• **INFORMATION SHOWN**:
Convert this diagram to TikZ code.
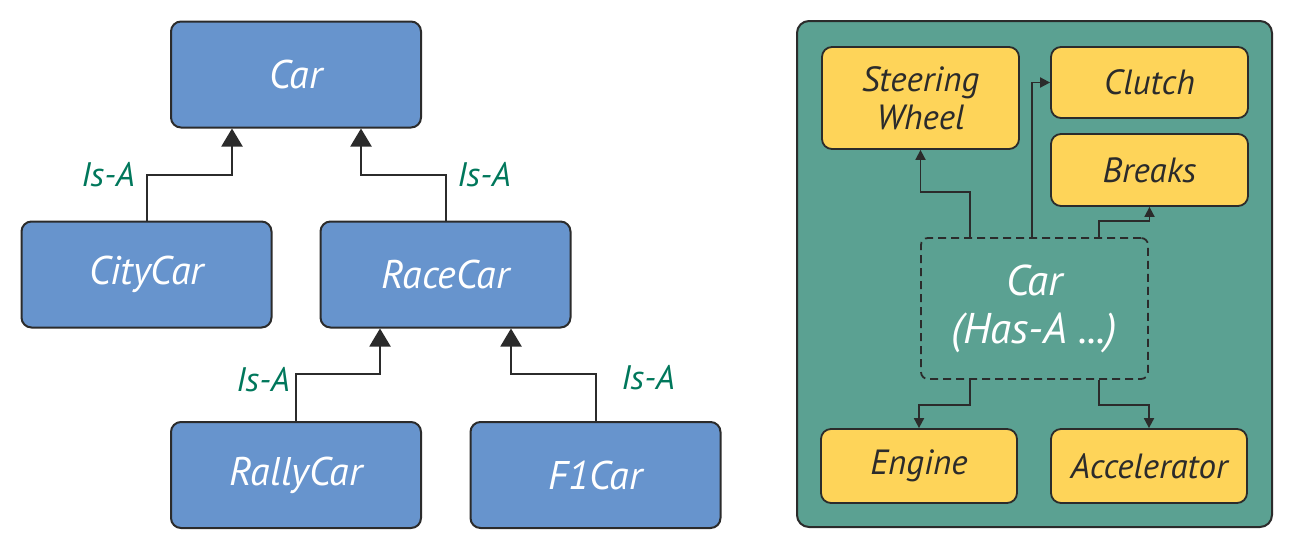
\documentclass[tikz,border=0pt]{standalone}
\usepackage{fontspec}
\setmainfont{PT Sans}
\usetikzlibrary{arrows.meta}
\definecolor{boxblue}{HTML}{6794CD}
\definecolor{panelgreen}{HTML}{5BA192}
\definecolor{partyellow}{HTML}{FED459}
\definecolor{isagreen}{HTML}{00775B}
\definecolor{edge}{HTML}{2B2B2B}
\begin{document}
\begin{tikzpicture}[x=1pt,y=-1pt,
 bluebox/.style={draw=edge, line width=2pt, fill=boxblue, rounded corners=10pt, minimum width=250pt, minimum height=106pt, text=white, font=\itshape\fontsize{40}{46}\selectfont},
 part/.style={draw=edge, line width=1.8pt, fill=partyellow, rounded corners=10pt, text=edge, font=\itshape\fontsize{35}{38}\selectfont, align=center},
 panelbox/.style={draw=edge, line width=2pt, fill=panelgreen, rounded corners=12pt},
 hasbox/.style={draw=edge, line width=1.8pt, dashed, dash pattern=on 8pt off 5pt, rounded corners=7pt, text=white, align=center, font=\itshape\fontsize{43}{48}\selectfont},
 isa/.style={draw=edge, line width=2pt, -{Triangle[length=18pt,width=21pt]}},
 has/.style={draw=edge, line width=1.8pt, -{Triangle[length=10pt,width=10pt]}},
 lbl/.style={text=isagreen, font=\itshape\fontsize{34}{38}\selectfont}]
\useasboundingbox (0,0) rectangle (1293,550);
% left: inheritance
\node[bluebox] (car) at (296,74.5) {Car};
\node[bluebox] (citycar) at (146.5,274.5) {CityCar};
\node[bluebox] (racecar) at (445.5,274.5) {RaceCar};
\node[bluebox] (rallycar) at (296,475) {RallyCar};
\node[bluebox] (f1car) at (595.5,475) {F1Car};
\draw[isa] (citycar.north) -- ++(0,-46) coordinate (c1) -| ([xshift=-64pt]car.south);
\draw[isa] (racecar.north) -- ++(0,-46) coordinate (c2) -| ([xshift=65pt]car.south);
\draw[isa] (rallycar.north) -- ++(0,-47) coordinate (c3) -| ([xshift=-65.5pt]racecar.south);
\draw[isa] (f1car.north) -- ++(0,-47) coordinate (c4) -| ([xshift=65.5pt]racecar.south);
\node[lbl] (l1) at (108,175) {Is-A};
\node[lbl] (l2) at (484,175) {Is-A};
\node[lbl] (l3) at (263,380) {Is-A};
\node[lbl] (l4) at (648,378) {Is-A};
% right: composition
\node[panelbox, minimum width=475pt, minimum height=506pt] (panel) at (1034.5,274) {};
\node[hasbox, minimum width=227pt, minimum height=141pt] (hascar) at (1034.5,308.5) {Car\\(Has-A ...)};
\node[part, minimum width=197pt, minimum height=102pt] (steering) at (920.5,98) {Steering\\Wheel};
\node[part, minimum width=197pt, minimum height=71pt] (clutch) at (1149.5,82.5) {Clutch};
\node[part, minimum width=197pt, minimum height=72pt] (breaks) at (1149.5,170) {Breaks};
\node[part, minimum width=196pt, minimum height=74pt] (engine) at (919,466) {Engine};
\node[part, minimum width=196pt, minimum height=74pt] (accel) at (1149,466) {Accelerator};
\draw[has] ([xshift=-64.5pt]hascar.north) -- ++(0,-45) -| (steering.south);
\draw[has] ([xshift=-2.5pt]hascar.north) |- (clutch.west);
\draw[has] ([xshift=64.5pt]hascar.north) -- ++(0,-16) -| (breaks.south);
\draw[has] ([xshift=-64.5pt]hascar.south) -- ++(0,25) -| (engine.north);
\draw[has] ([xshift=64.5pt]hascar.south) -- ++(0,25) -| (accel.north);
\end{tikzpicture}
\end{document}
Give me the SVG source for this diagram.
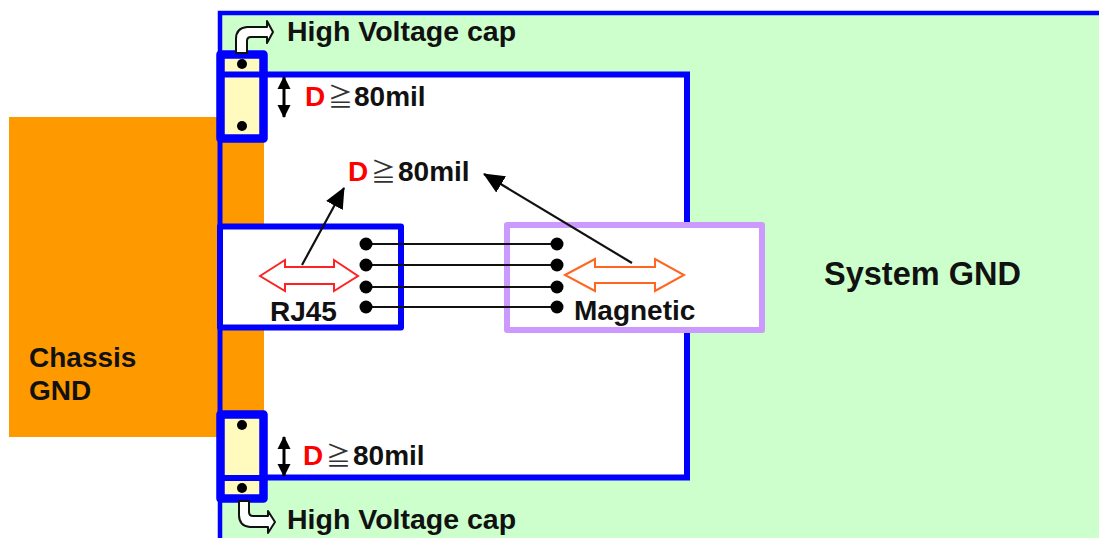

• **YOUR INSTRUCTIONS**: Keep the pictures out of the copy and return the rest of the data above exactly.

• **RESULT FOR THIS TASK**:
Convert this diagram to TikZ code.
\documentclass[tikz,border=0pt]{standalone}
\usepackage{fontspec}
\setmainfont{PT Sans}
\usetikzlibrary{arrows.meta}
\definecolor{boxblue}{HTML}{6794CD}
\definecolor{panelgreen}{HTML}{5BA192}
\definecolor{partyellow}{HTML}{FED459}
\definecolor{isagreen}{HTML}{00775B}
\definecolor{edge}{HTML}{2B2B2B}
\begin{document}
\begin{tikzpicture}[x=1pt,y=-1pt,
 bluebox/.style={draw=edge, line width=2pt, fill=boxblue, rounded corners=10pt, minimum width=250pt, minimum height=106pt, text=white, font=\itshape\fontsize{40}{46}\selectfont},
 part/.style={draw=edge, line width=1.8pt, fill=partyellow, rounded corners=10pt, text=edge, font=\itshape\fontsize{35}{38}\selectfont, align=center},
 panelbox/.style={draw=edge, line width=2pt, fill=panelgreen, rounded corners=12pt},
 hasbox/.style={draw=edge, line width=1.8pt, dashed, dash pattern=on 8pt off 5pt, rounded corners=7pt, text=white, align=center, font=\itshape\fontsize{43}{48}\selectfont},
 isa/.style={draw=edge, line width=2pt, -{Triangle[length=18pt,width=21pt]}},
 has/.style={draw=edge, line width=1.8pt, -{Triangle[length=10pt,width=10pt]}},
 lbl/.style={text=isagreen, font=\itshape\fontsize{34}{38}\selectfont}]
\useasboundingbox (0,0) rectangle (1293,550);
% left: inheritance
\node[bluebox] (car) at (296,74.5) {Car};
\node[bluebox] (citycar) at (146.5,274.5) {CityCar};
\node[bluebox] (racecar) at (445.5,274.5) {RaceCar};
\node[bluebox] (rallycar) at (296,475) {RallyCar};
\node[bluebox] (f1car) at (595.5,475) {F1Car};
\draw[isa] (citycar.north) -- ++(0,-46) coordinate (c1) -| ([xshift=-64pt]car.south);
\draw[isa] (racecar.north) -- ++(0,-46) coordinate (c2) -| ([xshift=65pt]car.south);
\draw[isa] (rallycar.north) -- ++(0,-47) coordinate (c3) -| ([xshift=-65.5pt]racecar.south);
\draw[isa] (f1car.north) -- ++(0,-47) coordinate (c4) -| ([xshift=65.5pt]racecar.south);
\node[lbl] (l1) at (108,175) {Is-A};
\node[lbl] (l2) at (484,175) {Is-A};
\node[lbl] (l3) at (263,380) {Is-A};
\node[lbl] (l4) at (648,378) {Is-A};
% right: composition
\node[panelbox, minimum width=475pt, minimum height=506pt] (panel) at (1034.5,274) {};
\node[hasbox, minimum width=227pt, minimum height=141pt] (hascar) at (1034.5,308.5) {Car\\(Has-A ...)};
\node[part, minimum width=197pt, minimum height=102pt] (steering) at (920.5,98) {Steering\\Wheel};
\node[part, minimum width=197pt, minimum height=71pt] (clutch) at (1149.5,82.5) {Clutch};
\node[part, minimum width=197pt, minimum height=72pt] (breaks) at (1149.5,170) {Breaks};
\node[part, minimum width=196pt, minimum height=74pt] (engine) at (919,466) {Engine};
\node[part, minimum width=196pt, minimum height=74pt] (accel) at (1149,466) {Accelerator};
\draw[has] ([xshift=-64.5pt]hascar.north) -- ++(0,-45) -| (steering.south);
\draw[has] ([xshift=-2.5pt]hascar.north) |- (clutch.west);
\draw[has] ([xshift=64.5pt]hascar.north) -- ++(0,-16) -| (breaks.south);
\draw[has] ([xshift=-64.5pt]hascar.south) -- ++(0,25) -| (engine.north);
\draw[has] ([xshift=64.5pt]hascar.south) -- ++(0,25) -| (accel.north);
\end{tikzpicture}
\end{document}
Give me the SVG source for this diagram.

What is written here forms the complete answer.